*What is required*.
The line holding "bot_yminor = [0.213, 0.3215, 0.4305, 0.539, 0.6475]" is the last one to output; start at the first line of the data, keep every line in between exactly, and leave out pictures.

*Data*.
+++

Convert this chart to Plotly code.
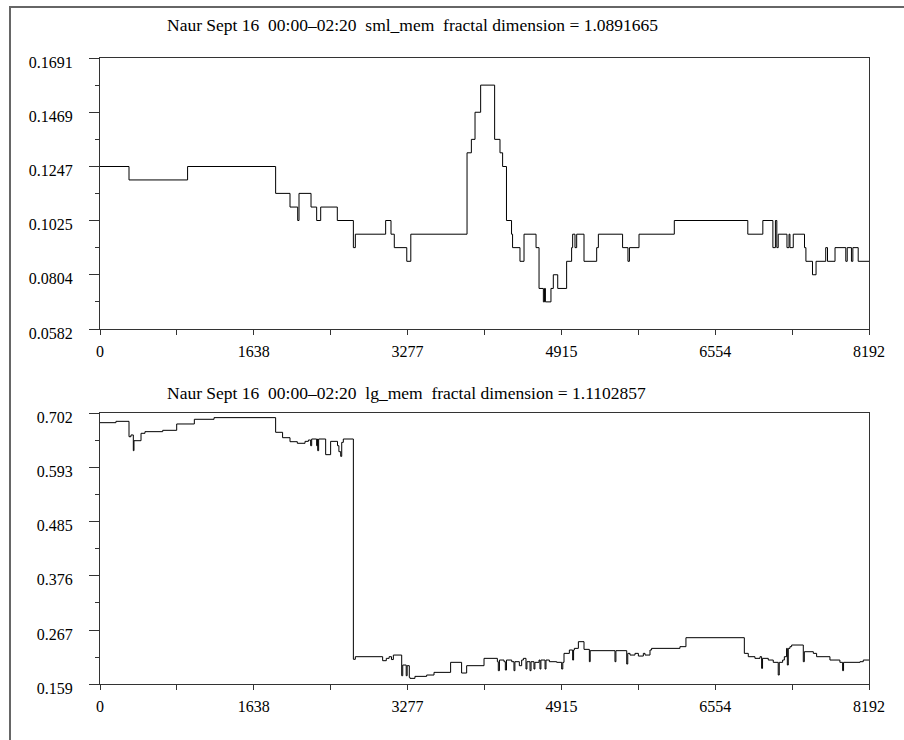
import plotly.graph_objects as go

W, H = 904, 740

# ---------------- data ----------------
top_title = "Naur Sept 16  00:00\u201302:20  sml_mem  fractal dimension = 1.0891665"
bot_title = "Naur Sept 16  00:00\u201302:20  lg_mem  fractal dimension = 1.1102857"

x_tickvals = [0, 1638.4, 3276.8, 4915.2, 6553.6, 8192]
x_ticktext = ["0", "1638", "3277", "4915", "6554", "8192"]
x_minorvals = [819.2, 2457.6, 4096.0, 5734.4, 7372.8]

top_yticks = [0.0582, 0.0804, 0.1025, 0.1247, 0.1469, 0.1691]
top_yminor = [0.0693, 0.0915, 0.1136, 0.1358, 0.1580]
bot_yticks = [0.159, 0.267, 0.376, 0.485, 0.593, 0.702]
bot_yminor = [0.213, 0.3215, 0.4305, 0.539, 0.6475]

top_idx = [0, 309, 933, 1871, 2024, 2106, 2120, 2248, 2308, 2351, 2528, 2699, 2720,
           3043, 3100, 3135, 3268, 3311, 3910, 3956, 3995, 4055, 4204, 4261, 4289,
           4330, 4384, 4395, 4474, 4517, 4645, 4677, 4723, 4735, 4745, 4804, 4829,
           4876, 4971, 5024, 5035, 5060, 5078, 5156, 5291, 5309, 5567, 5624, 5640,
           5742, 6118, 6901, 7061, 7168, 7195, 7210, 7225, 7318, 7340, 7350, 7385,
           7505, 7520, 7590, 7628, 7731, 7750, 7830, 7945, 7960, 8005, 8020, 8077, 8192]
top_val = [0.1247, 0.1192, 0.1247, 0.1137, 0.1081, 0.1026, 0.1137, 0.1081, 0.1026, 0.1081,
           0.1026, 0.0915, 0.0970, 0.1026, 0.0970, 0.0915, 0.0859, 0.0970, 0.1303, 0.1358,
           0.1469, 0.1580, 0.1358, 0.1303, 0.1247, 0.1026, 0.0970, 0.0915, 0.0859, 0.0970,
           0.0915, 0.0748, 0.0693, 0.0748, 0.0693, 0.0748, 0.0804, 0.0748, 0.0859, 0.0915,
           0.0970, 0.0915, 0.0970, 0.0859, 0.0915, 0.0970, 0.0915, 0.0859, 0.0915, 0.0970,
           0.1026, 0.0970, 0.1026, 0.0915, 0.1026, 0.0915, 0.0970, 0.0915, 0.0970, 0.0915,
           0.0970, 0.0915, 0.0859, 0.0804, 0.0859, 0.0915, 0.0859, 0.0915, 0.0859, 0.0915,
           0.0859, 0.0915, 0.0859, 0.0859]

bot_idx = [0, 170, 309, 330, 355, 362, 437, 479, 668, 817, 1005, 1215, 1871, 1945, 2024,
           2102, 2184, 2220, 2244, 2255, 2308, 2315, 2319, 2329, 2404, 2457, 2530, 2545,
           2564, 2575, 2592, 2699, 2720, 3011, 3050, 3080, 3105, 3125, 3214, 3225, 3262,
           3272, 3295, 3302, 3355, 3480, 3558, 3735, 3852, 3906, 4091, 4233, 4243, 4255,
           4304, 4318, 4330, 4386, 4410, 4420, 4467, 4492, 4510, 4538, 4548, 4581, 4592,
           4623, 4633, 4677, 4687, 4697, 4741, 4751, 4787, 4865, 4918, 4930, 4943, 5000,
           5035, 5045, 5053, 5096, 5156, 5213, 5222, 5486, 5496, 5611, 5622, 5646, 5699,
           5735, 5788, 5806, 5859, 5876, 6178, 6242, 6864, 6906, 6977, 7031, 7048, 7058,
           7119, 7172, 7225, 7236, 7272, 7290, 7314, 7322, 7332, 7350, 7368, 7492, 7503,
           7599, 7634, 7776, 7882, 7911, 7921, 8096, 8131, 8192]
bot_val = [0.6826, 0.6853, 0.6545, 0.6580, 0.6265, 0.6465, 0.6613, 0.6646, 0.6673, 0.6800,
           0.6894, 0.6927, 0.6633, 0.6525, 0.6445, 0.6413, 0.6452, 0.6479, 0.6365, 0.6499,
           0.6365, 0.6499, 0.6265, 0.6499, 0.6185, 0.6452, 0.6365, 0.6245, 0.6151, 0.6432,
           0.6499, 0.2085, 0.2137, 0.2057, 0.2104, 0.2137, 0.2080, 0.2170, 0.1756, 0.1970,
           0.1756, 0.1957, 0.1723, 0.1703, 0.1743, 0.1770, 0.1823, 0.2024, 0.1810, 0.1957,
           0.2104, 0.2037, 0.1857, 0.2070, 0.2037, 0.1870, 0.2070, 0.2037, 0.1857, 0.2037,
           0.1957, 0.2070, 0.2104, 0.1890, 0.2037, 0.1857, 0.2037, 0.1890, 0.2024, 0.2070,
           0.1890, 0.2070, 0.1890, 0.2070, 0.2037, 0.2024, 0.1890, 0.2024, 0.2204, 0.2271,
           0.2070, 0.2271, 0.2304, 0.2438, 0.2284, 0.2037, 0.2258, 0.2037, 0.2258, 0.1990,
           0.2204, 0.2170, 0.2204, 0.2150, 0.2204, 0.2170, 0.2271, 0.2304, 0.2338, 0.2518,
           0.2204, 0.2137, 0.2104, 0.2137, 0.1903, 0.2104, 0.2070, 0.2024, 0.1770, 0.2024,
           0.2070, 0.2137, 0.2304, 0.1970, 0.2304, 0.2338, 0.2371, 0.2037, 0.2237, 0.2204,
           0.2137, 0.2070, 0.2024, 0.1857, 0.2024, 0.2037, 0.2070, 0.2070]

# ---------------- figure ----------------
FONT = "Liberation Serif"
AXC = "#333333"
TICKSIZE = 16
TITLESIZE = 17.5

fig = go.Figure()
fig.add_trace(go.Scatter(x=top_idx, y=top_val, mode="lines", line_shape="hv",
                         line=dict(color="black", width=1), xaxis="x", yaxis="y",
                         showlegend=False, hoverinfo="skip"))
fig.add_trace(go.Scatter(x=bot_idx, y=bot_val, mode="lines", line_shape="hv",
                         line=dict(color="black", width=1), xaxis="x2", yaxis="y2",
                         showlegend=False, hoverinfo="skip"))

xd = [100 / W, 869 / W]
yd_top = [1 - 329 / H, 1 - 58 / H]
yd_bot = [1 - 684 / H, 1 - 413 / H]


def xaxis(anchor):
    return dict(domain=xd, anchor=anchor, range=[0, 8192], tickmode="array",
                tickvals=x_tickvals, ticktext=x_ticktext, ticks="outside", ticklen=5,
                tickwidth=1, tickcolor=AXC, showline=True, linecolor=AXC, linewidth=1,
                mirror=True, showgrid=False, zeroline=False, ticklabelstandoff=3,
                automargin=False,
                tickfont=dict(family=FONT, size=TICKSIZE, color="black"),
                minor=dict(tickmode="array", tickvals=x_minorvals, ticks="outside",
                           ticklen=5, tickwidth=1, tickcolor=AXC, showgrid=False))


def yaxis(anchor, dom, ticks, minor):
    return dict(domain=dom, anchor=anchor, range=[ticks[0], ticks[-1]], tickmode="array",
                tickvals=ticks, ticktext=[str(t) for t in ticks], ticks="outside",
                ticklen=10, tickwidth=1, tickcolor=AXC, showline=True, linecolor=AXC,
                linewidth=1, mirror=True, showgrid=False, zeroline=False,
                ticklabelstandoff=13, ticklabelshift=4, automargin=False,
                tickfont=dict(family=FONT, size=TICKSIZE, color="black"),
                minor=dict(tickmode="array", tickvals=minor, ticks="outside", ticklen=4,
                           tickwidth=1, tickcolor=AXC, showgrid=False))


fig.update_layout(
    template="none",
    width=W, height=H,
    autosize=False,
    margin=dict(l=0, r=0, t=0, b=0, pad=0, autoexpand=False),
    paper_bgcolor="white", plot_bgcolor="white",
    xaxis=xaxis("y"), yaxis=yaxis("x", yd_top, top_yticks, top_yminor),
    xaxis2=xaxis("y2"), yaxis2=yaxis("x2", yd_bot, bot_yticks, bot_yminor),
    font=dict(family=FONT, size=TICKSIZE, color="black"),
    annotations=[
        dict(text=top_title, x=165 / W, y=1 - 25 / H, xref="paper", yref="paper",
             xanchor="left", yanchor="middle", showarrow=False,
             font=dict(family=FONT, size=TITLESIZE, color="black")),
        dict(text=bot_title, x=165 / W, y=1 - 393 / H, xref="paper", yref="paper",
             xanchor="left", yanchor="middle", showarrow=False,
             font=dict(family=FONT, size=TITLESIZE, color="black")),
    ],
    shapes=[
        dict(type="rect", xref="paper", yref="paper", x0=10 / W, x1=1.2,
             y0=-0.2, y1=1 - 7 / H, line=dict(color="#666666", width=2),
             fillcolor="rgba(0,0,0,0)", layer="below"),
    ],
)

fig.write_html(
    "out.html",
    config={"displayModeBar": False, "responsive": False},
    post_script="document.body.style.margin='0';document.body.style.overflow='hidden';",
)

+++

*Exercise output*.
Convert this chart to Plotly code.
import plotly.graph_objects as go

W, H = 904, 740

# ---------------- data ----------------
top_title = "Naur Sept 16  00:00\u201302:20  sml_mem  fractal dimension = 1.0891665"
bot_title = "Naur Sept 16  00:00\u201302:20  lg_mem  fractal dimension = 1.1102857"

x_tickvals = [0, 1638.4, 3276.8, 4915.2, 6553.6, 8192]
x_ticktext = ["0", "1638", "3277", "4915", "6554", "8192"]
x_minorvals = [819.2, 2457.6, 4096.0, 5734.4, 7372.8]

top_yticks = [0.0582, 0.0804, 0.1025, 0.1247, 0.1469, 0.1691]
top_yminor = [0.0693, 0.0915, 0.1136, 0.1358, 0.1580]
bot_yticks = [0.159, 0.267, 0.376, 0.485, 0.593, 0.702]
bot_yminor = [0.213, 0.3215, 0.4305, 0.539, 0.6475]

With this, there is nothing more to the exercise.